(Items from a data source)
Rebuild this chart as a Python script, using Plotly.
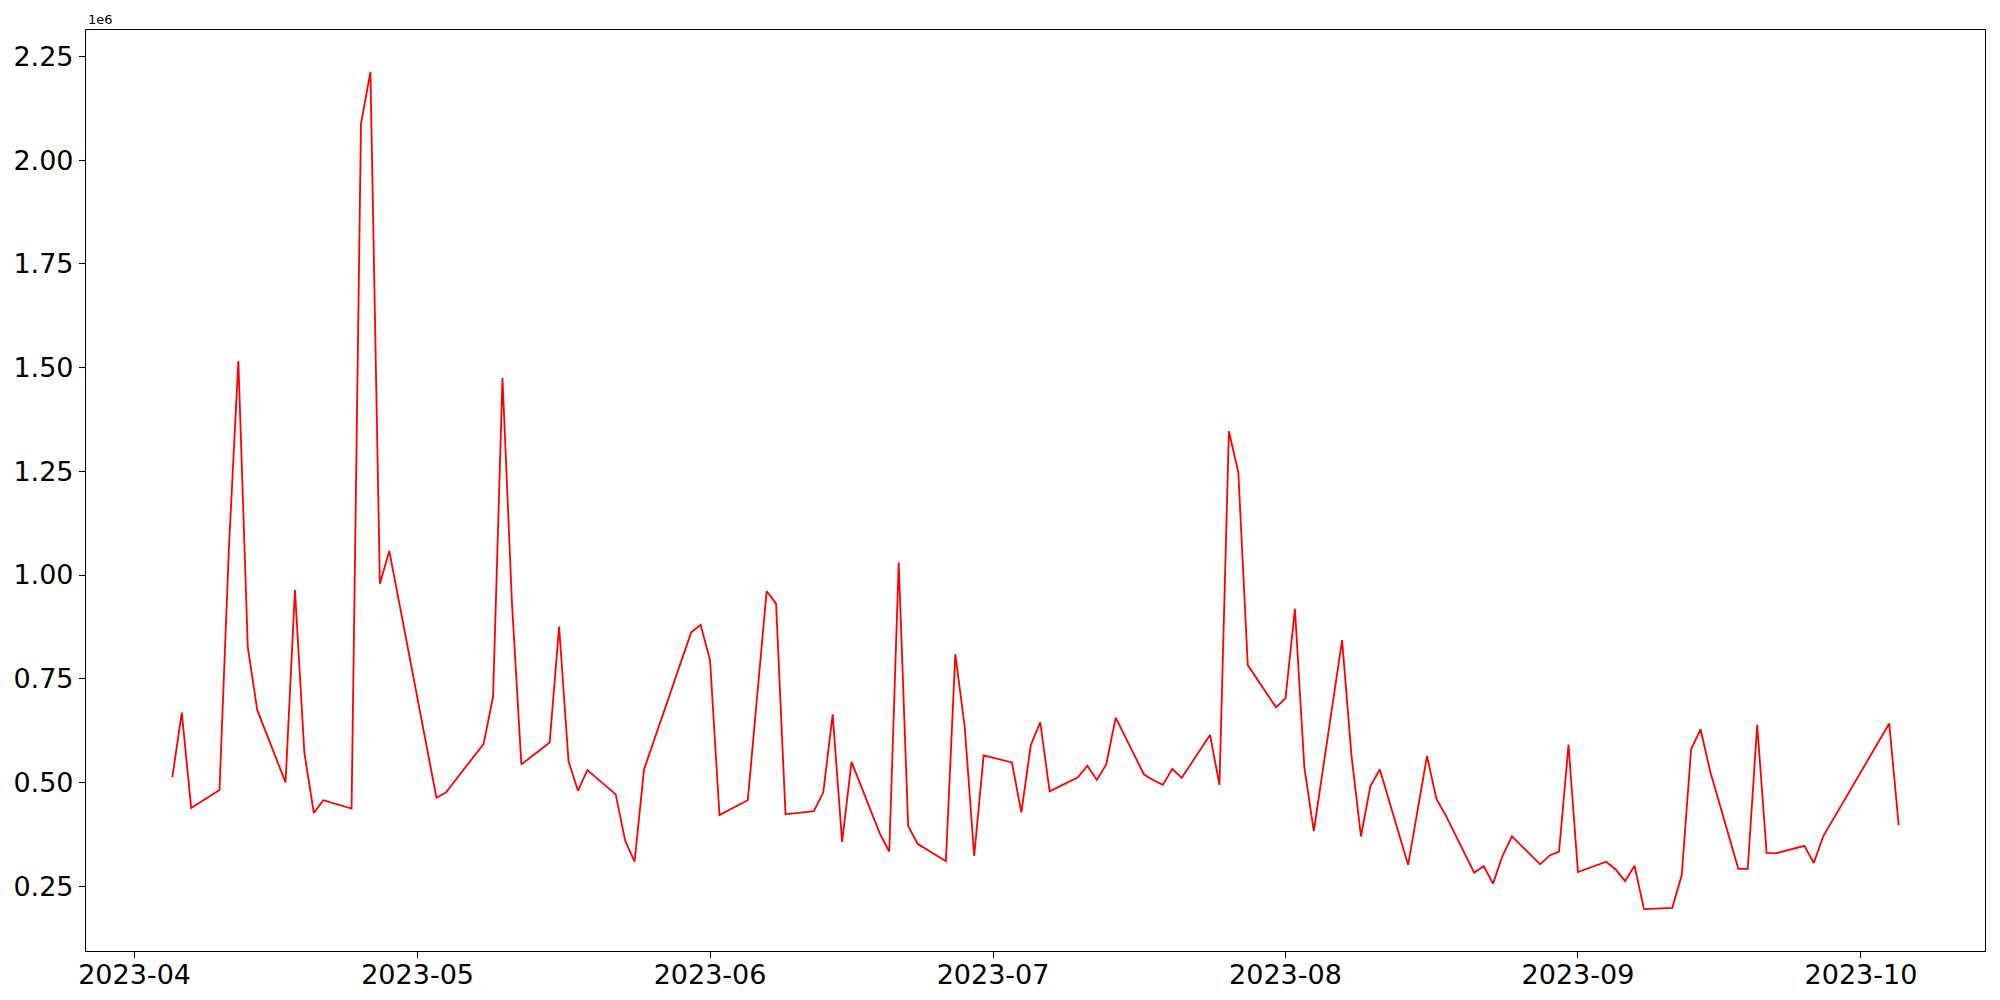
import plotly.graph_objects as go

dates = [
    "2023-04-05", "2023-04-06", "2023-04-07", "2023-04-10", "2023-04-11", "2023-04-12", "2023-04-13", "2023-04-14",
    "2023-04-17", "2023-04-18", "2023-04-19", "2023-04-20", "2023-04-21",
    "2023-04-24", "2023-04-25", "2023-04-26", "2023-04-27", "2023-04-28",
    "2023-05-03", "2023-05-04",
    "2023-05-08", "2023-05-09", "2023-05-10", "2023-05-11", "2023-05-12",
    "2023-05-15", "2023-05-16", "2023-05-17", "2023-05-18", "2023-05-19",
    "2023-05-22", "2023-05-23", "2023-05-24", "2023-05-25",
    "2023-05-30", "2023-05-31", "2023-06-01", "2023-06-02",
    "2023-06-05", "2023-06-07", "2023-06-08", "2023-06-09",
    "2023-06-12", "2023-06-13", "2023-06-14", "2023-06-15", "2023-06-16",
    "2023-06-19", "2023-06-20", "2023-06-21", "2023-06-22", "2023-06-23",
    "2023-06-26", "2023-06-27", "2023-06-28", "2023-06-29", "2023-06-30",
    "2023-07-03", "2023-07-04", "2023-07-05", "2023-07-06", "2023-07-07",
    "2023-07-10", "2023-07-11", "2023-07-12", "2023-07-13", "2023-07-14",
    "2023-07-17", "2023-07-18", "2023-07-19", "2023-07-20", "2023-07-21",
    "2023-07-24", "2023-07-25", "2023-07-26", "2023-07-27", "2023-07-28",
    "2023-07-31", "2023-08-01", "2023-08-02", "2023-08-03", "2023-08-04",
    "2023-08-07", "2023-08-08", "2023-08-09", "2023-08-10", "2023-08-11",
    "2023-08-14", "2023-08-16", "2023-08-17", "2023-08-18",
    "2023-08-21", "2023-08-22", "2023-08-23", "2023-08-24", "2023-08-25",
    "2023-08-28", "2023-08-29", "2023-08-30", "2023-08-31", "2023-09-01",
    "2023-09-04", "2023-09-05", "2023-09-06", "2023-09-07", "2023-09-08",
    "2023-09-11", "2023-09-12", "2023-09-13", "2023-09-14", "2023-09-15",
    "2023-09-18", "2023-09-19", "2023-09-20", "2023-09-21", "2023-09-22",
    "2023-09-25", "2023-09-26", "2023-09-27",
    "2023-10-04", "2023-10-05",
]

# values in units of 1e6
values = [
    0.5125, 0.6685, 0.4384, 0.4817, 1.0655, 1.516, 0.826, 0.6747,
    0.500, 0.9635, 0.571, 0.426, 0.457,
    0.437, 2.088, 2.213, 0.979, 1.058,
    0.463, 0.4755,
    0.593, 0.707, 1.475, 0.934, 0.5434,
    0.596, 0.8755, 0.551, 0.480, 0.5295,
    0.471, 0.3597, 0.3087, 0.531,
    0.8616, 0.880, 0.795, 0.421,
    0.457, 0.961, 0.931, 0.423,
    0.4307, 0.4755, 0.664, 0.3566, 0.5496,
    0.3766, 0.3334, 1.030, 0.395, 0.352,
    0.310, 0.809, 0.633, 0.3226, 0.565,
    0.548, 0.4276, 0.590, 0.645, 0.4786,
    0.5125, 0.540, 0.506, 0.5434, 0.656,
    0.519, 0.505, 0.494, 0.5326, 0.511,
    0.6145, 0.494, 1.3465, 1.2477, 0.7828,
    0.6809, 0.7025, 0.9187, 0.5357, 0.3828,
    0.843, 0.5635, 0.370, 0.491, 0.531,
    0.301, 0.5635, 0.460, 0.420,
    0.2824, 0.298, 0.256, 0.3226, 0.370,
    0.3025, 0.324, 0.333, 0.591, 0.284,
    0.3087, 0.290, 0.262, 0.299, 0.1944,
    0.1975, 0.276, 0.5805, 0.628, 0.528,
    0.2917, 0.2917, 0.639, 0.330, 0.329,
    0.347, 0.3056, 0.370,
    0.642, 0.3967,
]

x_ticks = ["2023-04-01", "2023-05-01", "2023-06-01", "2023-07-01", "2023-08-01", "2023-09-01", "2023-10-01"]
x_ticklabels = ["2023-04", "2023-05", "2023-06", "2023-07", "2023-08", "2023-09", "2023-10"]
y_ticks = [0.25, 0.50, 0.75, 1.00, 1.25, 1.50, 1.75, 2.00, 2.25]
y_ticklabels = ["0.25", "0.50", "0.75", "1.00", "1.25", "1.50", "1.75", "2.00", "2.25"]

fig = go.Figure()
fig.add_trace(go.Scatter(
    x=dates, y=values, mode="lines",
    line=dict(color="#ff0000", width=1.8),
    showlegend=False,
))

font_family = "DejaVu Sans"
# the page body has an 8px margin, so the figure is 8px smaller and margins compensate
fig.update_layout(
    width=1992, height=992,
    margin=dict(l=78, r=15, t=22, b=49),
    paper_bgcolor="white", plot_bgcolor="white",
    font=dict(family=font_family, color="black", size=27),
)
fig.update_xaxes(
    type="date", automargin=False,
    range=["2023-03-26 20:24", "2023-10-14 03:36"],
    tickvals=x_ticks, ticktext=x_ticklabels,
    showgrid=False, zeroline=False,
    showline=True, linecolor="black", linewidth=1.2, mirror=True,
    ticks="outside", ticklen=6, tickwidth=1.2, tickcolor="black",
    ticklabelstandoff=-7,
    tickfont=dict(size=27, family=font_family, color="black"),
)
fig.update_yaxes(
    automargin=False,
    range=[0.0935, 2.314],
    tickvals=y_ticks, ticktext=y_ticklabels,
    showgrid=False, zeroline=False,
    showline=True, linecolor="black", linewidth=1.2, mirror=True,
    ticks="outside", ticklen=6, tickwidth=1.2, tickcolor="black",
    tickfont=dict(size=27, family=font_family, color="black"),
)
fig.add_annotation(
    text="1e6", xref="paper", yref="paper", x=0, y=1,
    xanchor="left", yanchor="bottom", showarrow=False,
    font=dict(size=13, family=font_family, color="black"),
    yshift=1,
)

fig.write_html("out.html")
* * *
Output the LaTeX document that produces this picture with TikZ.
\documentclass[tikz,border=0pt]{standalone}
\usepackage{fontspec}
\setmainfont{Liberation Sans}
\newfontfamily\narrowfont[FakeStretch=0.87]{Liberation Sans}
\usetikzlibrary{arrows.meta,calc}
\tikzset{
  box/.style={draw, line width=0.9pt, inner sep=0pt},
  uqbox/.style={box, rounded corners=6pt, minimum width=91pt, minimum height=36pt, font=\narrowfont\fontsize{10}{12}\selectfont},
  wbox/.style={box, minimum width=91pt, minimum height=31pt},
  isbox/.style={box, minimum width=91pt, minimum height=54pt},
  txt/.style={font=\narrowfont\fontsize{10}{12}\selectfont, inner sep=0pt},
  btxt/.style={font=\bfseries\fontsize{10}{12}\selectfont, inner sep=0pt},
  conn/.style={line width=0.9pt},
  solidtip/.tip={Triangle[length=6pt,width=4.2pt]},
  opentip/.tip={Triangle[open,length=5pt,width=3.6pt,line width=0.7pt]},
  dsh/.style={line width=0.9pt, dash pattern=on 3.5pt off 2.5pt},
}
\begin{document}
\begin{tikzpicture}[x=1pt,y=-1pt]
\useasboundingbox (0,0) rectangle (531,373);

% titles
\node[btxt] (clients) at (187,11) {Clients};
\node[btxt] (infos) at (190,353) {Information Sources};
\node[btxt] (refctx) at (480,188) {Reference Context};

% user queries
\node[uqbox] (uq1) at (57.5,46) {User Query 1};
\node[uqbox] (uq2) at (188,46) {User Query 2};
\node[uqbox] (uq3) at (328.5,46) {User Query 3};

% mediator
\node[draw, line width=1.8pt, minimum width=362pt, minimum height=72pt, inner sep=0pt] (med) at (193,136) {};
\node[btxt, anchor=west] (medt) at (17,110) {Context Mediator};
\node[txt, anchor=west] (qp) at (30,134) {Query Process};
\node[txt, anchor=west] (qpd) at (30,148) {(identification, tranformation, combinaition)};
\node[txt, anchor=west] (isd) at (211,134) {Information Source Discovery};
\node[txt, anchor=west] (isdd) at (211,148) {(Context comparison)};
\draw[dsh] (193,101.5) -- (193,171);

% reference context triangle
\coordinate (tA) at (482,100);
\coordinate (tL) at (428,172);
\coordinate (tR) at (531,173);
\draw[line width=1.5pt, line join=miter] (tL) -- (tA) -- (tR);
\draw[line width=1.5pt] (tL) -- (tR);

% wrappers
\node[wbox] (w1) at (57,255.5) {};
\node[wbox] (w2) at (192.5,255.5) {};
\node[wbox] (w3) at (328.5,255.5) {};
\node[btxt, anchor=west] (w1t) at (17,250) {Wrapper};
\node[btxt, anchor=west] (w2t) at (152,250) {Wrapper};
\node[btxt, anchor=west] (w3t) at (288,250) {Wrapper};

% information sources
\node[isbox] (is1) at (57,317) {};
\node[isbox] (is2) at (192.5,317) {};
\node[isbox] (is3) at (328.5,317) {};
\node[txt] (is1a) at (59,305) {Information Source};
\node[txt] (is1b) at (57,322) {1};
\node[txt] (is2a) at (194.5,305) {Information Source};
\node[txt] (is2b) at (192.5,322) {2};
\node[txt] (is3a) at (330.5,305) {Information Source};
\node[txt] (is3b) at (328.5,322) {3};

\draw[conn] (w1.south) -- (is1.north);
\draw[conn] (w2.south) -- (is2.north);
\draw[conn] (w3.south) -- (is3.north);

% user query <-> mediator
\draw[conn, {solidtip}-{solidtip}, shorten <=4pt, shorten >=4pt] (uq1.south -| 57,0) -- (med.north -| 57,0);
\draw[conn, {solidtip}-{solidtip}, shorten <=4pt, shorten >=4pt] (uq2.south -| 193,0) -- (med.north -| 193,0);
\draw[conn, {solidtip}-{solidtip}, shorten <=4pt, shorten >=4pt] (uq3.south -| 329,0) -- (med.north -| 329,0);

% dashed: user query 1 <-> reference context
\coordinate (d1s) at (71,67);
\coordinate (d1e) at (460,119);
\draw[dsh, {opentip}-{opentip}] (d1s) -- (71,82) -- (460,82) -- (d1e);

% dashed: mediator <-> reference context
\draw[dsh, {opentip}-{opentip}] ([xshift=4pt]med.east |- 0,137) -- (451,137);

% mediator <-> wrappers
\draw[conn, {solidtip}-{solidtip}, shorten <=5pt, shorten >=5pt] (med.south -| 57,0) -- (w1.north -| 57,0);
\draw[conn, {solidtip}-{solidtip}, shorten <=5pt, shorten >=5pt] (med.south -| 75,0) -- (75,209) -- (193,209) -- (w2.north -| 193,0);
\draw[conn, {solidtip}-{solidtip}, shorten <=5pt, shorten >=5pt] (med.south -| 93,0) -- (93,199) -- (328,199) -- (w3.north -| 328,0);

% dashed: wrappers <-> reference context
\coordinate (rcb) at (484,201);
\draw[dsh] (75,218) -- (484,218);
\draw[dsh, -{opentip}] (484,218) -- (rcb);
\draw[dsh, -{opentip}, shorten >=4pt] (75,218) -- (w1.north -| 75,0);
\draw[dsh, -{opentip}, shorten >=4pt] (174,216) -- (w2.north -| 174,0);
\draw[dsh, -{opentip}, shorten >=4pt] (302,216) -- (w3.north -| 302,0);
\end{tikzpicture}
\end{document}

| Task description |
Gather each line in the entries above where the string "this" is found.

| Finished task |
Rebuild this chart as a Python script, using Plotly.
Output the LaTeX document that produces this picture with TikZ.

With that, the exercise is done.